▶ **Supplied data**:
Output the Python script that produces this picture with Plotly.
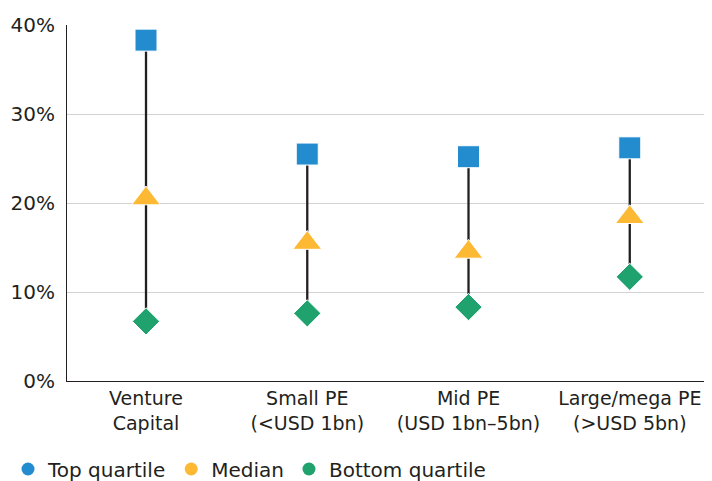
import plotly.graph_objects as go

categories = ["Venture<br>Capital", "Small PE<br>(<USD 1bn)", "Mid PE<br>(USD 1bn–5bn)", "Large/mega PE<br>(>USD 5bn)"]
top_quartile = [38.3, 25.5, 25.2, 26.2]
median = [20.5, 15.5, 14.5, 18.4]
bottom_quartile = [6.7, 7.6, 8.3, 11.7]
y_ticks = [0, 10, 20, 30, 40]
y_tick_labels = ["0%", "10%", "20%", "30%", "40%"]

BLUE = "#238ccf"
YELLOW = "#fdb933"
GREEN = "#1fa26e"
FONT = "DejaVu Sans"
INK = "#231f20"

xs = list(range(len(categories)))
fig = go.Figure()

# connecting lines
lx, ly = [], []
for i in xs:
    lx += [i, i, None]
    ly += [bottom_quartile[i], top_quartile[i], None]
fig.add_trace(go.Scatter(x=lx, y=ly, mode="lines", line=dict(color=INK, width=2.3),
                         showlegend=False, hoverinfo="skip"))

fig.add_trace(go.Scatter(x=xs, y=bottom_quartile, mode="markers", showlegend=False,
                         marker=dict(symbol="diamond", size=21, color=GREEN, line=dict(color="white", width=1))))
fig.add_trace(go.Scatter(x=xs, y=median, mode="markers", showlegend=False,
                         marker=dict(symbol="triangle-up", size=25, color=YELLOW, line=dict(color="white", width=1))))
fig.add_trace(go.Scatter(x=xs, y=top_quartile, mode="markers", showlegend=False,
                         marker=dict(symbol="square", size=22, color=BLUE, line=dict(color="white", width=1))))

# legend entries (circle symbols)
for name, col in [("Top quartile", BLUE), ("Median", YELLOW), ("Bottom quartile", GREEN)]:
    fig.add_trace(go.Scatter(x=[None], y=[None], mode="markers", name=name,
                             marker=dict(symbol="circle", size=13, color=col)))

# page body has an 8px margin: size the figure so the plot lands where the reference has it
fig.update_layout(
    width=704, height=473,
    margin=dict(l=59, r=0, t=17, b=100),
    plot_bgcolor="white", paper_bgcolor="white",
    font=dict(family=FONT, size=19, color=INK),
    showlegend=True,
    legend=dict(orientation="h", xref="container", yref="container", x=-0.02, y=1 - 461 / 473,
                xanchor="left", yanchor="middle", font=dict(size=20), itemwidth=30,
                tracegroupgap=0, traceorder="normal"),
    xaxis=dict(tickmode="array", tickvals=xs, ticktext=categories, range=[-0.49, 3.51],
               showgrid=False, zeroline=False, showline=True, linecolor=INK, linewidth=1,
               ticks="", tickfont=dict(size=19), fixedrange=True),
    yaxis=dict(tickmode="array", tickvals=y_ticks, ticktext=y_tick_labels, range=[0, 40],
               showgrid=True, gridcolor="#d3d3d3", gridwidth=1, zeroline=False,
               showline=True, linecolor=INK, linewidth=1, ticks="",
               tickfont=dict(size=20), ticklabelstandoff=7),
)

fig.write_html("out.html")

▶ **Challenge**:
Restate only the lines running from the start of the material above through the line containing "fig = go.Figure()", ends included. No pictures.

▶ **Right answer**:
Output the Python script that produces this picture with Plotly.
import plotly.graph_objects as go

categories = ["Venture<br>Capital", "Small PE<br>(<USD 1bn)", "Mid PE<br>(USD 1bn–5bn)", "Large/mega PE<br>(>USD 5bn)"]
top_quartile = [38.3, 25.5, 25.2, 26.2]
median = [20.5, 15.5, 14.5, 18.4]
bottom_quartile = [6.7, 7.6, 8.3, 11.7]
y_ticks = [0, 10, 20, 30, 40]
y_tick_labels = ["0%", "10%", "20%", "30%", "40%"]

BLUE = "#238ccf"
YELLOW = "#fdb933"
GREEN = "#1fa26e"
FONT = "DejaVu Sans"
INK = "#231f20"

xs = list(range(len(categories)))
fig = go.Figure()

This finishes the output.